SURABAYA (Lentera) - Represi terhadap media dan jurnalis masih terus terjadi, bahkan cenderung meningkat. Ironisnya, pelaku tindakan represi didominasi oleh aparat. Melihat kondisi tersebut, Aliansi Jurnalis Independen (AJI) Surabaya menilai bahwa kondisi kemerdekaan pers di Jawa Timur dalam setahun belakangan ini tidak baik-baik saja.

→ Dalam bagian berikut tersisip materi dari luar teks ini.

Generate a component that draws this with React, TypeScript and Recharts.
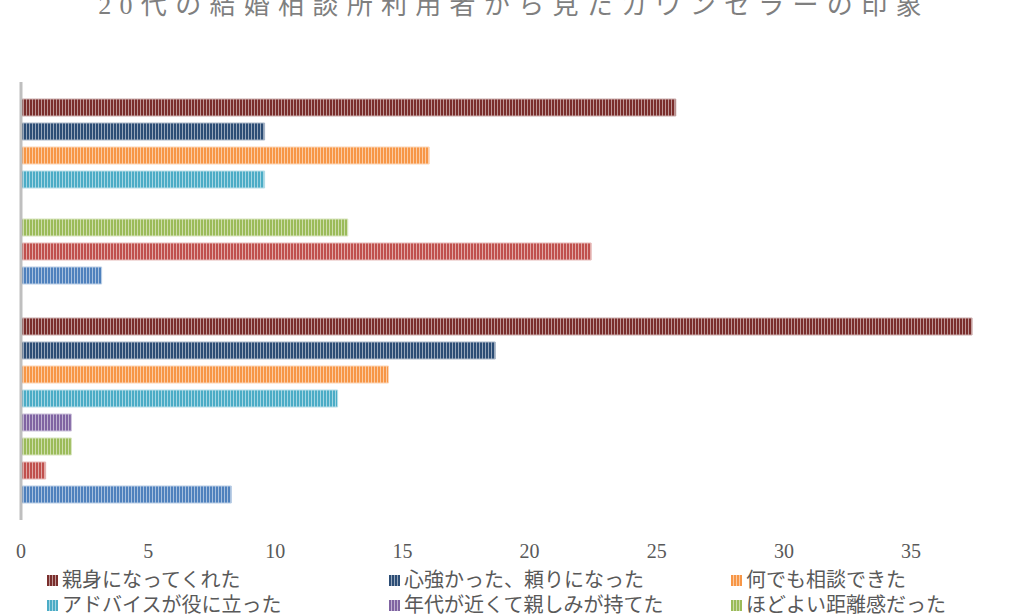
import { BarChart, Bar, XAxis, YAxis } from "recharts";

// categories, top to bottom
const categories = ["男性", "女性"];

// series, in legend / top-to-bottom order
const seriesNames = [
    "親身になってくれた",
    "心強かった、頼りになった",
    "何でも相談できた",
    "アドバイスが役に立った",
    "年代が近くて親しみが持てた",
    "ほどよい距離感だった",
    "話しやすかった",
    "その他",
];

const seriesColors = [
    "#7a2e2c", "#2c4d75", "#f79646", "#4bacc6",
    "#8064a2", "#9bbb59", "#c0504d", "#4f81bd",
];

// values per series: [top category, bottom category]
const s1 = [25.75, 37.4];
const s2 = [9.58, 18.65];
const s3 = [16.05, 14.45];
const s4 = [9.58, 12.45];
const s5 = [null, 1.98];
const s6 = [12.85, 1.98];
const s7 = [22.42, 0.97];
const s8 = [3.17, 8.27];
const seriesValues = [s1, s2, s3, s4, s5, s6, s7, s8];

const xTicks = [0, 5, 10, 15, 20, 25, 30, 35, 40];

const data = categories.map((name, ci) => {
    const row: Record<string, any> = { name };
    seriesNames.forEach((s, si) => { row[s] = seriesValues[si][ci]; });
    return row;
});

// mix a hex colour with white
const lighten = (hex: string, t: number) => {
    const n = parseInt(hex.slice(1), 16);
    const c = [(n >> 16) & 255, (n >> 8) & 255, n & 255].map(v => Math.round(v + (255 - v) * t));
    return `rgb(${c[0]},${c[1]},${c[2]})`;
};

const SERIF = "'Liberation Serif', 'DejaVu Serif', 'Noto Sans CJK JP', serif";

const App = () => {
    return (
        <div style={{ position: "fixed", left: 0, top: 0, width: 1024, height: 614, overflow: "hidden", background: "#fff" }}>
            {/* stripe patterns */}
            <svg width={0} height={0} style={{ position: "absolute" }}>
                <defs>
                    {seriesColors.map((c, i) => (
                        <pattern key={i} id={`stripe-${i}`} width={3} height={4} patternUnits="userSpaceOnUse">
                            <rect x={0} y={0} width={3} height={4} fill={c} />
                            <rect x={2} y={0} width={1} height={4} fill={lighten(c, 0.5)} />
                        </pattern>
                    ))}
                </defs>
            </svg>

            {/* title (cut at the top like the reference) */}
            <svg width={1024} height={40} style={{ position: "absolute", left: 0, top: 0 }}>
                <text x={514} y={14} textAnchor="middle" fill="#7f7f7f"
                    style={{ fontFamily: SERIF, fontSize: 26, letterSpacing: 8.3 }}>
                    20代の結婚相談所利用者から見たカウンセラーの印象
                </text>
            </svg>

            <div style={{ position: "absolute", left: 0, top: 0 }}>
                <BarChart width={1100} height={614} data={data} layout="vertical"
                    margin={{ top: 82, right: 61.8, left: 0, bottom: 54 }}
                    barCategoryGap={17} barGap={7}>
                    <XAxis type="number" domain={[0, 40]} ticks={xTicks} height={40}
                        axisLine={false} tickLine={false} tickSize={0} tickMargin={24}
                        tick={{ fill: "#595959", fontSize: 20, fontFamily: SERIF }} interval={0} />
                    <YAxis type="category" dataKey="name" width={21} tick={false} tickLine={false}
                        axisLine={{ stroke: "#bfbfbf", strokeWidth: 3 }} />
                    {seriesNames.map((s, i) => (
                        <Bar key={s} dataKey={s} fill={`url(#stripe-${i})`}
                            stroke={lighten(seriesColors[i], 0.6)} strokeWidth={1}
                            isAnimationActive={false} />
                    ))}
                </BarChart>
            </div>

            {/* legend */}
            <div style={{
                position: "absolute", left: 47, top: 568, width: 1026,
                display: "grid", gridTemplateColumns: "342px 342px 342px", rowGap: 1,
                fontFamily: SERIF, fontSize: 20, color: "#595959", lineHeight: "24px",
            }}>
                {seriesNames.map((s, i) => (
                    <div key={s} style={{ display: "flex", alignItems: "center", whiteSpace: "nowrap" }}>
                        <svg width={11} height={11} style={{ display: "block", marginRight: 4, flexShrink: 0 }}>
                            <rect width={11} height={11} fill={`url(#stripe-${i})`} />
                        </svg>
                        <span>{s}</span>
                    </div>
                ))}
            </div>
        </div>
    );
};

export default App;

Berdasarkan catatan AJI Surabaya, sepanjang Januari hingga Mei 2025, telah terjadi beberapa kasus kekerasan, teror, intimidasi, dan ketenagakerjaan terhadap media dan jurnalis di Jawa Timur. AJI Surabaya menyebutkan diantaranya di Madura, aparat kepolisian memaksa sebuah media lokal mengubah judul berita karena dianggap “tidak mengikuti rilis” polisi. Selain itu, juga terjadi pemukulan terhadap jurnalis saat meliput pembongkaran lapak pedagang serta peretasan nomor WhatsApp redaksi sebuah media.
"Pada akhir Maret lalu, saat berlangsung aksi penolakan pengesahan RUU TNI di Surabaya, jurnalis Suara Surabaya dan Berita Jatim mengalami intimidasi. Mereka dipukul dan dipaksa menghapus rekaman oleh sejumlah polisi," kata Sekretaris AJI Surabaya, Hana Septiana, Jumat (2/5/2025).

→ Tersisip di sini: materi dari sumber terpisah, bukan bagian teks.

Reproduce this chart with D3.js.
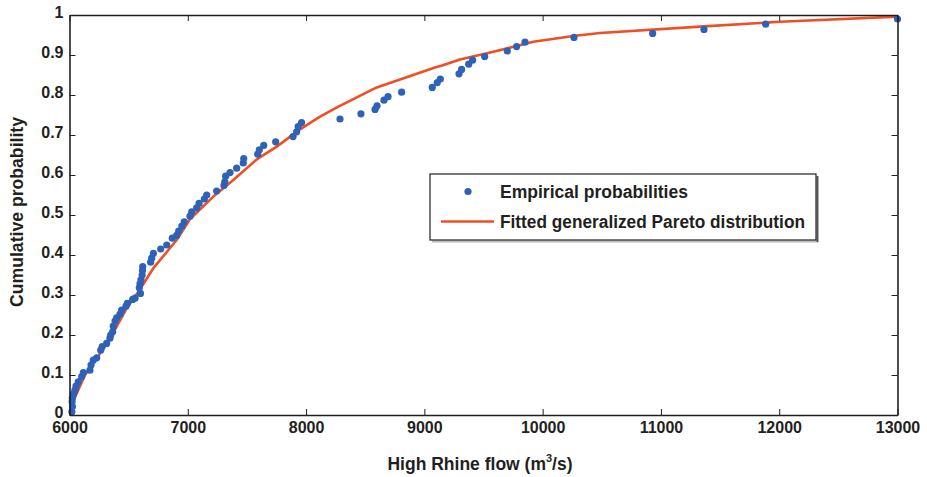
<!DOCTYPE html>
<html>
<head>
<meta charset="utf-8">
<script src="https://cdn.jsdelivr.net/npm/d3@7"></script>
<style>
  html, body { margin: 0; padding: 0; background: #fff; }
  svg { display: block; }
  text { font-family: "Liberation Sans", Arial, Helvetica, sans-serif; font-weight: bold; fill: #231f20; }
</style>
</head>
<body>
<div id="chart"></div>
<script>
// ---- data ----
const flow = [6020, 6025, 6022, 6024, 6032, 6046, 6055, 6074, 6103, 6117, 6173, 6182, 6201, 6230, 6264, 6277,
  6314, 6342, 6348, 6365, 6370, 6385, 6399, 6427, 6441, 6478, 6489, 6534, 6554, 6600, 6590, 6596, 6604, 6614,
  6617, 6619, 6686, 6695, 6709, 6771, 6822, 6869, 6906, 6923, 6950, 6970, 7019, 7033, 7075, 7095, 7140, 7160,
  7244, 7306, 7313, 7320, 7357, 7413, 7469, 7473, 7591, 7605, 7642, 7743, 7890, 7920, 7933, 7962, 8287, 8464,
  8583, 8600, 8659, 8693, 8808, 9067, 9109, 9135, 9293, 9315, 9375, 9408, 9510, 9701, 9780, 9851, 10265, 10930,
  11364, 11885, 13000];
const empiricalProb = [0.008, 0.021, 0.033, 0.042, 0.052, 0.062, 0.072, 0.083, 0.096, 0.106, 0.112, 0.125, 0.137,
  0.143, 0.162, 0.171, 0.179, 0.192, 0.200, 0.208, 0.222, 0.235, 0.243, 0.252, 0.262, 0.272, 0.279, 0.289, 0.292,
  0.304, 0.318, 0.328, 0.338, 0.350, 0.361, 0.371, 0.382, 0.392, 0.404, 0.415, 0.425, 0.442, 0.449, 0.460, 0.472,
  0.483, 0.497, 0.508, 0.518, 0.529, 0.540, 0.550, 0.560, 0.574, 0.583, 0.597, 0.606, 0.617, 0.630, 0.641, 0.652,
  0.663, 0.674, 0.683, 0.696, 0.708, 0.721, 0.731, 0.740, 0.753, 0.764, 0.773, 0.787, 0.796, 0.807, 0.819, 0.831,
  0.840, 0.853, 0.864, 0.877, 0.887, 0.896, 0.910, 0.921, 0.932, 0.944, 0.954, 0.964, 0.977, 0.990];

const fitFlow = [6010, 6131, 6258, 6370, 6484, 6582, 6709, 6906, 7019, 7216, 7385, 7583, 7752, 7949, 8118, 8273,
  8597, 9090, 9150, 9301, 9583, 9921, 10259, 10485, 11330, 12007, 13000];
const fitProb = [0.020, 0.100, 0.154, 0.206, 0.267, 0.308, 0.367, 0.4375, 0.490, 0.546, 0.5875, 0.639, 0.671,
  0.714, 0.746, 0.771, 0.819, 0.869, 0.874, 0.889, 0.908, 0.933, 0.9475, 0.955, 0.971, 0.983, 0.996];

const xTicks = [6000, 7000, 8000, 9000, 10000, 11000, 12000, 13000];
const yTicks = [0, 0.1, 0.2, 0.3, 0.4, 0.5, 0.6, 0.7, 0.8, 0.9, 1];
const yTickLabels = ["0", "0.1", "0.2", "0.3", "0.4", "0.5", "0.6", "0.7", "0.8", "0.9", "1"];
const legendLabels = ["Empirical probabilities", "Fitted generalized Pareto distribution"];

// ---- layout ----
const W = 927, H = 477;
const L = 69.5, R = 897.5, T = 15, B = 415;
const dotColor = "#2e62b6", lineColor = "#f04e23";

const svg = d3.select("#chart").append("svg").attr("width", W).attr("height", H);

const x = d3.scaleLinear().domain([6000, 13000]).range([L, R]);
const y = d3.scaleLinear().domain([0, 1]).range([B, T]);

// fitted line
const line = d3.line().x(d => x(d[0])).y(d => y(d[1]));
svg.append("path")
  .datum(fitFlow.map((f, i) => [f, fitProb[i]]))
  .attr("d", line)
  .attr("fill", "none")
  .attr("stroke", lineColor)
  .attr("stroke-width", 2.6)
  .attr("stroke-linejoin", "round");

// points
svg.append("g").selectAll("circle")
  .data(flow.map((f, i) => [f, empiricalProb[i]]))
  .join("circle")
  .attr("cx", d => x(d[0]))
  .attr("cy", d => y(d[1]))
  .attr("r", 3.6)
  .attr("fill", dotColor);

// axes (ticks inside)
const tickLen = 6;
const axB = d3.axisBottom(x).tickValues(xTicks).tickSizeInner(-tickLen).tickSizeOuter(0).tickPadding(7).tickFormat(d3.format("d"));
const axT = d3.axisTop(x).tickValues(xTicks).tickSizeInner(-tickLen).tickSizeOuter(0).tickFormat("");
const axL = d3.axisLeft(y).tickValues(yTicks).tickSizeInner(-tickLen).tickSizeOuter(0).tickPadding(6)
  .tickFormat((d, i) => yTickLabels[i]);
const axR = d3.axisRight(y).tickValues(yTicks).tickSizeInner(-tickLen).tickSizeOuter(0).tickFormat("");

function styleAxis(g) {
  g.select(".domain").attr("stroke", "#231f20").attr("stroke-width", 1.6);
  g.selectAll(".tick line").attr("stroke", "#231f20").attr("stroke-width", 1);
  g.selectAll(".tick text").attr("font-size", 16).attr("font-family", null).attr("fill", "#231f20");
}
svg.append("g").attr("transform", `translate(0,${B})`).call(axB).call(styleAxis);
svg.append("g").attr("transform", `translate(0,${T})`).call(axT).call(styleAxis);
const gl = svg.append("g").attr("transform", `translate(${L},0)`).call(axL).call(styleAxis);
gl.selectAll(".tick text").attr("dy", "0.15em");
svg.append("g").attr("transform", `translate(${R},0)`).call(axR).call(styleAxis);

// axis titles
const xt = svg.append("text").attr("x", 480).attr("y", 470).attr("text-anchor", "middle").attr("font-size", 17.5);
xt.append("tspan").text("High Rhine flow (m");
xt.append("tspan").attr("font-size", 11).attr("dy", -8).text("3");
xt.append("tspan").attr("dy", 8).text("/s)");

svg.append("text")
  .attr("transform", "translate(23,212) rotate(-90)")
  .attr("text-anchor", "middle")
  .attr("font-size", 17.5)
  .attr("textLength", 190).attr("lengthAdjust", "spacingAndGlyphs")
  .text("Cumulative probability");

// legend
const lg = svg.append("g");
lg.append("line").attr("x1", 432).attr("x2", 818).attr("y1", 241.5).attr("y2", 241.5).attr("stroke", "#bbb").attr("stroke-width", 2);
lg.append("line").attr("x1", 817.5).attr("x2", 817.5).attr("y1", 176).attr("y2", 242).attr("stroke", "#555").attr("stroke-width", 2);
lg.append("rect").attr("x", 430).attr("y", 174).attr("width", 386).attr("height", 66)
  .attr("fill", "#fff").attr("stroke", "#231f20").attr("stroke-width", 1.2);
lg.append("circle").attr("cx", 468).attr("cy", 191.5).attr("r", 3.6).attr("fill", dotColor);
lg.append("line").attr("x1", 441).attr("x2", 494).attr("y1", 221.5).attr("y2", 221.5).attr("stroke", lineColor).attr("stroke-width", 2.6);
lg.append("text").attr("x", 500).attr("y", 198).attr("font-size", 18)
  .attr("textLength", 188).attr("lengthAdjust", "spacingAndGlyphs").text(legendLabels[0]);
lg.append("text").attr("x", 500).attr("y", 228).attr("font-size", 18)
  .attr("textLength", 305).attr("lengthAdjust", "spacingAndGlyphs").text(legendLabels[1]);
</script>
</body>
</html>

Kemudian, lanjutnya, dalam kasus ketenagakerjaan, terjadi pemotongan upah sepihak dan PHK oleh perusahaan media seperti yang dialami Miftah Faridl, koresponden CNN Indonesia Biro Surabaya.
Selain itu, Posko THR dan PHK 2025 yang dibuka Komite Advokasi Jurnalis (KAJ) Jawa Timur juga mendapatkan laporan keterlambatan pembayaran upah dan tidak dibayarkannya Tunjangan Hari Raya oleh dua perusahaan media.
Menanggapi hal tersebut, dalam rangka memperingati Hari Kemerdekaan Pers Dunia atau World Press Freedom Day (WPFD) 2025 yang jatuh pada Sabtu, 3 Mei 2025, AJI Surabaya bersama organisasi masyarakat sipil di Jawa Timur yaitu Forum Jurnalis Perempuan Indonesia (FJPI) Jawa Timur, Walhi Jawa Timur, LBH Surabaya, Komite Advokasi Jurnalis (KAJ) Jawa Timur, LPM Situs FIB Unair, dan LPM Berdikari mengeluarka lima pernyataan:
1. Mengecam setiap tindakan kekerasan yang dialami oleh jurnalis, terutama jurnalis perempuan dalam melaksanakan tugas jurnalistik yang sebetulnyan dilindungi Undang-Undang Pers.
2. Mendesak pemerintah serius menegakkan hukum ketenagakerjaan dalam sektor usaha media.
3. Mendesak pemerintah menjaga ekosistem bisnis media yang sehat, independen, dan tidak partisan.
4. Mendesak perusahaan media untuk memberikan kompensasi yang layak bagi jurnalis atau pekerja media yang mengalami pemutusan hubungan kerja (PHK) dengan adil dan bermartabat.
5. Tegakkan keadilan dan kesetaraan untuk pers mahasiswa, serta hentikan represifitas terhadap pers.